Education has long been about being well-rounded. It’s about developing critical thinking skills, researching to prove out a set of assumptions, and learning how to convey that knowledge to others. These are the soft skills that come as a byproduct rather than a direct or overtly pursued result of education.
In many ways, these soft skills increase in demand in the job market at a faster pace than the particular knowledge base that may be at the heart of someone’s major or degree. These are also a valuable metric for a prospective employee’s flexible skills- to be able to teach is to be able to be taught- a mirror of one’s ability to learn new processes and technologies quickly. These being “intangible” and only able to be proven overtime on the job has necessitated a longer runway in getting a recent grad to where they want to go.
In many ways, it also offloads the cost and risk of a company having to test the waters of new employees onto “sub-degree” employers. In short, education does not mitigate the risk that someone doesn’t have these soft skills.
Education vs. Training
The other side of the coin is training- specifically in a practical rather than theoretical way. The increase in soft skills is only overshadowed by the increase in demand for technical skills. In a recent study by Upwork, the addition of technical skills can fully double the amount of available job offers. We see this all the time without identifying it as such- the unbundling of degrees- a creation of micro-credentials to put together a more comprehensive picture of what applicants can, and, as importantly- can’t do.
The addition of technical skills can fully double the amount of available job offers.Noted By Upwork
Take an MBA- high level and theoretical skills that are of course invaluable in any business setting. For multiple generations, you’re hard-pressed to find them out of work or anything less than extremely high demand. While this still holds true, it is not the silver bullet that it used to be.
The question you ask an MBA has now become “How do you manage and optimize in a technology-driven workplace if you don’t have the technical skills?”

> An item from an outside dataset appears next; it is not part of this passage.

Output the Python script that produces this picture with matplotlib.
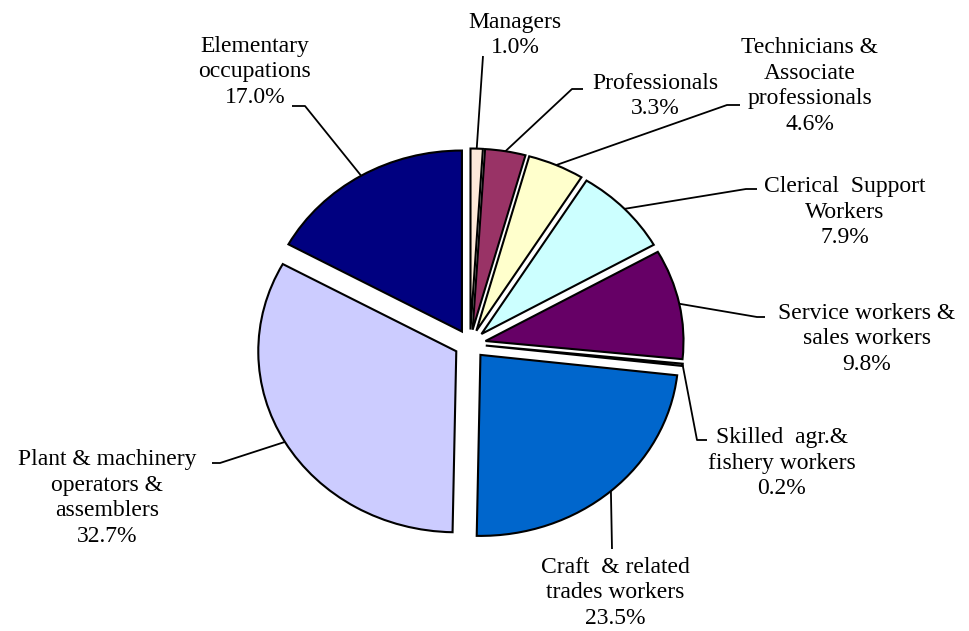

They may possess 6 years worth of soft skills, but without technical skills, it becomes abstract and even academic. The confluence of these new realities bring us to an inescapable truth- degrees, while valuable, are far less valuable and a far cry from a job guarantee than ever before.
The fact of the matter is that degrees are static- the job market is not. Degrees often collect dust in the staid walls of their owners, but true credentials- skills that are used, augmented and scaled- require constant validation.
The pace at which any industry changes has rendered degrees subject to something entirely new- expiration dates. Today’s most in-demand jobs didn’t even exist a mere decade ago. Your job, duties, roles, and responsibilities are dynamic and constantly changing. A degree shows that you have the knowledge base, whereas the true skills and micro-credentials show you know how to handle them.
Now the key is how will you put together a plan for education, credentialing, and validation?